Department of Finance Ottawa,
Canada, July 09, 2008 - The Government of Canada today announced
adjustments to the rules for government guaranteed mortgages
aimed at protecting and strengthening the Canadian housing
market. The new measures include: Fixing the maximum amortization
period for new government-backed mortgages to 35 years;
Requiring a minimum down payment of five per cent for new
government-backed mortgages; Establishing a consistent minimum
credit score requirement; and Introducing new loan documentation
standards.
Today’s announcement
marks a responsible and measured approach by the Government
to ensure Canada’s housing market remains strong and
to reduce the risk of a U.S.-style housing bubble developing
in Canada. The new limits are planned to take effect October
15, 2008. This would allow existing mortgage pre-approvals
with the common 90-day duration to be used or expire. Certain
exceptions would also be permitted after October 15. The
Government will work closely with all stakeholders to ensure
timely and effective implementation of these measures. As
these measures relate only to new, government-backed insured
mortgages, Canadians who already hold mortgages will not
be affected by this announcement.
The measures announced today
will build on the strength of Canada’s housing market.
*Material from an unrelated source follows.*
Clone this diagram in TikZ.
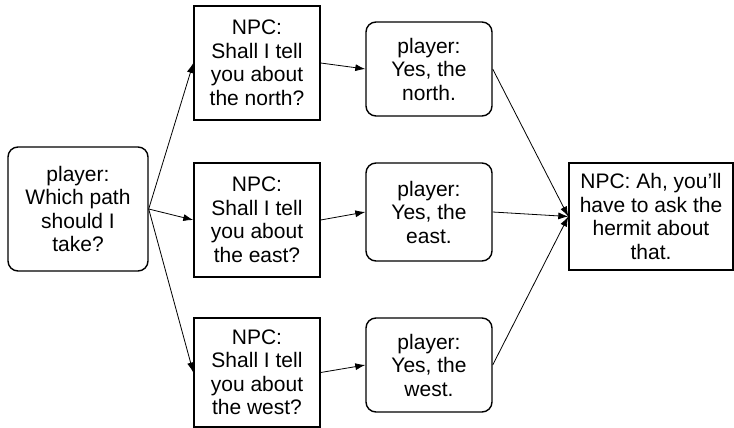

According to the International Monetary Fund, the increase
in house prices in Canada is based on sound economic factors
such as low interest rates, rising incomes and a growing
population. A recent Statistics Canada report concluded
that home ownership is at record levels, with over two-thirds
of Canadians owning their own home. Mortgage arrears, overdue
mortgage payments, have also remained low. In recent years,
the percentage of mortgages in arrears for three months
or more continues to be at low levels not seen since 1990.